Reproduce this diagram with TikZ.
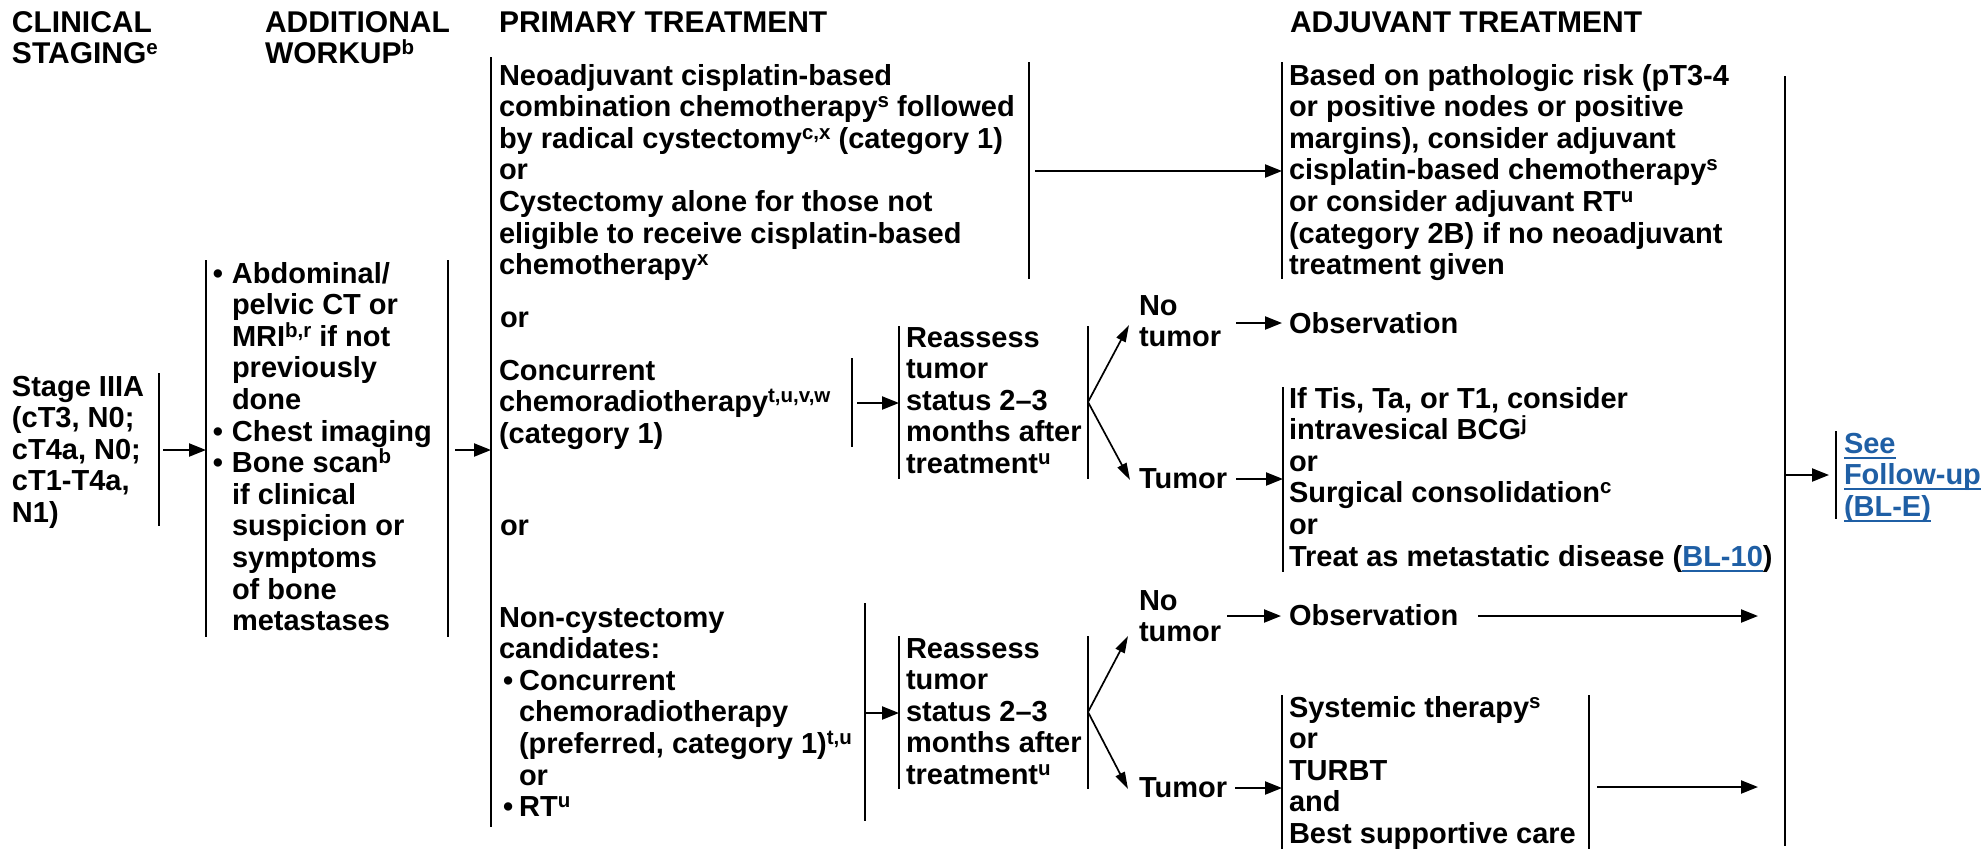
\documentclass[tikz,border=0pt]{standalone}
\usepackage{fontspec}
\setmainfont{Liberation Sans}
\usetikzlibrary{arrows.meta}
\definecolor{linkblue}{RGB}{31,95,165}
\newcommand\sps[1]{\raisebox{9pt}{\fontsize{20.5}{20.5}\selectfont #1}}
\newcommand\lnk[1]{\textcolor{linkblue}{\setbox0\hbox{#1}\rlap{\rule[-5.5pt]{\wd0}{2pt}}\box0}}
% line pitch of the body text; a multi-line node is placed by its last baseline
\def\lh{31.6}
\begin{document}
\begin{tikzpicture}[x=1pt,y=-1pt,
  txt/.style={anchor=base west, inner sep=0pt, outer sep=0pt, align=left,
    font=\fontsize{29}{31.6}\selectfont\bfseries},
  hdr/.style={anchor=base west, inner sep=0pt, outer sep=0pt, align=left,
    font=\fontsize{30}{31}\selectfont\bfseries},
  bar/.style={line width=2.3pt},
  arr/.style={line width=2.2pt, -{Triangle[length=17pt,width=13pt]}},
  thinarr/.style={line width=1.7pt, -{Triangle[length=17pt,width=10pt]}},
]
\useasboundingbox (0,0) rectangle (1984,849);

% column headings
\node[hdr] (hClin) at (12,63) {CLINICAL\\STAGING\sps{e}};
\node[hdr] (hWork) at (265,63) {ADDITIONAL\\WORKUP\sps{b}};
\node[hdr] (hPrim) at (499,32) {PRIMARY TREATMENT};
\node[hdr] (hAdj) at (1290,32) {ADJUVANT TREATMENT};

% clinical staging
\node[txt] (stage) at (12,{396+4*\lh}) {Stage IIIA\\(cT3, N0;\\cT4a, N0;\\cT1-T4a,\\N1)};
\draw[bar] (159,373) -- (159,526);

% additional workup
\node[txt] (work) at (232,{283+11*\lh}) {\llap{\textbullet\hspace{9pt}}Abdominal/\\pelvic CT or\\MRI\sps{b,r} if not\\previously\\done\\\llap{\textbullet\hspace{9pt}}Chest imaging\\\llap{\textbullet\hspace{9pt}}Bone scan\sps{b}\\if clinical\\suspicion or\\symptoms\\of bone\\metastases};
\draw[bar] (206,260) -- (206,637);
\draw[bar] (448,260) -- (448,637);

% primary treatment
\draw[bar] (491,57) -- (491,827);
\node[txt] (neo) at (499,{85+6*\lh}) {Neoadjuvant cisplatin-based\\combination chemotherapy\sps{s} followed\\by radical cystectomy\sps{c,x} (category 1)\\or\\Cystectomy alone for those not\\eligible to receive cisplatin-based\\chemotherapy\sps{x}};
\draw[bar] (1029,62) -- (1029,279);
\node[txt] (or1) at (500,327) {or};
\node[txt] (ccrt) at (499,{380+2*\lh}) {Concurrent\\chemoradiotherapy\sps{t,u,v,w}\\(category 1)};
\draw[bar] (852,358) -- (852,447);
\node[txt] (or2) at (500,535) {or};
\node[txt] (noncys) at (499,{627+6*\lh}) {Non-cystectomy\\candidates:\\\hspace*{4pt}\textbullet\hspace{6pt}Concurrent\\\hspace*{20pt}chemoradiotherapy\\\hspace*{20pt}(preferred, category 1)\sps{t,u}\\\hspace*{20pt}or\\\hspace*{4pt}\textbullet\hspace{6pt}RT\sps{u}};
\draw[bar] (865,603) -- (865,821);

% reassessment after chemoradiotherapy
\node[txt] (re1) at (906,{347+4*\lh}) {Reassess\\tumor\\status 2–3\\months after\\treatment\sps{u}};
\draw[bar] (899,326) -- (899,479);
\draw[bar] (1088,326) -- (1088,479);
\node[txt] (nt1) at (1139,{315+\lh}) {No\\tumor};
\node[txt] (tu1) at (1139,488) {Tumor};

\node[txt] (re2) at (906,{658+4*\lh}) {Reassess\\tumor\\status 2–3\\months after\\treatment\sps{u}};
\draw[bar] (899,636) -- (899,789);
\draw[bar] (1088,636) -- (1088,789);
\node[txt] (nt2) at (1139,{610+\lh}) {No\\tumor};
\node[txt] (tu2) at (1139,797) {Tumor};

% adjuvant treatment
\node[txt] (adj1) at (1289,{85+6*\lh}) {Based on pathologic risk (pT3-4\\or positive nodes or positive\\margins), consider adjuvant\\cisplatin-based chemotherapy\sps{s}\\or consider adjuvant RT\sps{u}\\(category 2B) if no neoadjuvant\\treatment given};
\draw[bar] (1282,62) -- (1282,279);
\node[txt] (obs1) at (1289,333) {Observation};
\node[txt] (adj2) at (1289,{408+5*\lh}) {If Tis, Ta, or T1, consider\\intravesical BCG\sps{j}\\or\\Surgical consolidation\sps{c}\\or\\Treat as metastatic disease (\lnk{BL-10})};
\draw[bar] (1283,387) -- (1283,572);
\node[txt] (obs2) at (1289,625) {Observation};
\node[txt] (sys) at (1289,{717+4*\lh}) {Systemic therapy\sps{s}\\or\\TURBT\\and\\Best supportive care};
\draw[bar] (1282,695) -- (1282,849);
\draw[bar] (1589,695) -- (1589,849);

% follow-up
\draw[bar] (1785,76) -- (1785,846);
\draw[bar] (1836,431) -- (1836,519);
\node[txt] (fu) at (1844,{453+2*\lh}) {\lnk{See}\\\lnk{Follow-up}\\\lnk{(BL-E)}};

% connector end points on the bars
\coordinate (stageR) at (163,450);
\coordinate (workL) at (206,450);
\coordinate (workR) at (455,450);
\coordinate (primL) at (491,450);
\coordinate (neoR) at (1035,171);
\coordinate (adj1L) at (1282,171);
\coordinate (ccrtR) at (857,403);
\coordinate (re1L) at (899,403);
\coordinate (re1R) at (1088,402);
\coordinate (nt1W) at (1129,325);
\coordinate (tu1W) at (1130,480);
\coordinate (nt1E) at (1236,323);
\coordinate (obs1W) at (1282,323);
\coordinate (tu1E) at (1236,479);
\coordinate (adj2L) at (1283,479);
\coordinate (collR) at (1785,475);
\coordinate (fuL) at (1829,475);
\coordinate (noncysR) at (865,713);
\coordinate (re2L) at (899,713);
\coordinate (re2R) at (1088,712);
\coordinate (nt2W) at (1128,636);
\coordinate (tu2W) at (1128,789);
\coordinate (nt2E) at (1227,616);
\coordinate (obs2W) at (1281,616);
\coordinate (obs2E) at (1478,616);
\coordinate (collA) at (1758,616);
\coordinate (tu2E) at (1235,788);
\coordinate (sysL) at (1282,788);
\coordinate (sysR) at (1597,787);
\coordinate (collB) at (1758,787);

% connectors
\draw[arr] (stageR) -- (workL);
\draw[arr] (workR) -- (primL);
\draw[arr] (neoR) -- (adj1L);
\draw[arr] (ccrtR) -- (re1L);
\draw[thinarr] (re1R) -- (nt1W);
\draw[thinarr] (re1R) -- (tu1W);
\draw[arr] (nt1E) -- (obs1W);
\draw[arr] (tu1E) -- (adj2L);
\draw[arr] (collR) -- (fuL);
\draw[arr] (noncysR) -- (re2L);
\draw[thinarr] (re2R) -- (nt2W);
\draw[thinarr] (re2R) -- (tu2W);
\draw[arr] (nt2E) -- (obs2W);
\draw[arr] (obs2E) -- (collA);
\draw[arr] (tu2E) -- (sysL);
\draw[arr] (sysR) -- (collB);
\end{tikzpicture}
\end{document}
----
**Brief:**
From the first line above through the line containing "(159,373) -- (159,526);", copy everything exactly, without the pictures.

**The answer:**
Reproduce this diagram with TikZ.
\documentclass[tikz,border=0pt]{standalone}
\usepackage{fontspec}
\setmainfont{Liberation Sans}
\usetikzlibrary{arrows.meta}
\definecolor{linkblue}{RGB}{31,95,165}
\newcommand\sps[1]{\raisebox{9pt}{\fontsize{20.5}{20.5}\selectfont #1}}
\newcommand\lnk[1]{\textcolor{linkblue}{\setbox0\hbox{#1}\rlap{\rule[-5.5pt]{\wd0}{2pt}}\box0}}
% line pitch of the body text; a multi-line node is placed by its last baseline
\def\lh{31.6}
\begin{document}
\begin{tikzpicture}[x=1pt,y=-1pt,
  txt/.style={anchor=base west, inner sep=0pt, outer sep=0pt, align=left,
    font=\fontsize{29}{31.6}\selectfont\bfseries},
  hdr/.style={anchor=base west, inner sep=0pt, outer sep=0pt, align=left,
    font=\fontsize{30}{31}\selectfont\bfseries},
  bar/.style={line width=2.3pt},
  arr/.style={line width=2.2pt, -{Triangle[length=17pt,width=13pt]}},
  thinarr/.style={line width=1.7pt, -{Triangle[length=17pt,width=10pt]}},
]
\useasboundingbox (0,0) rectangle (1984,849);

% column headings
\node[hdr] (hClin) at (12,63) {CLINICAL\\STAGING\sps{e}};
\node[hdr] (hWork) at (265,63) {ADDITIONAL\\WORKUP\sps{b}};
\node[hdr] (hPrim) at (499,32) {PRIMARY TREATMENT};
\node[hdr] (hAdj) at (1290,32) {ADJUVANT TREATMENT};

% clinical staging
\node[txt] (stage) at (12,{396+4*\lh}) {Stage IIIA\\(cT3, N0;\\cT4a, N0;\\cT1-T4a,\\N1)};
\draw[bar] (159,373) -- (159,526);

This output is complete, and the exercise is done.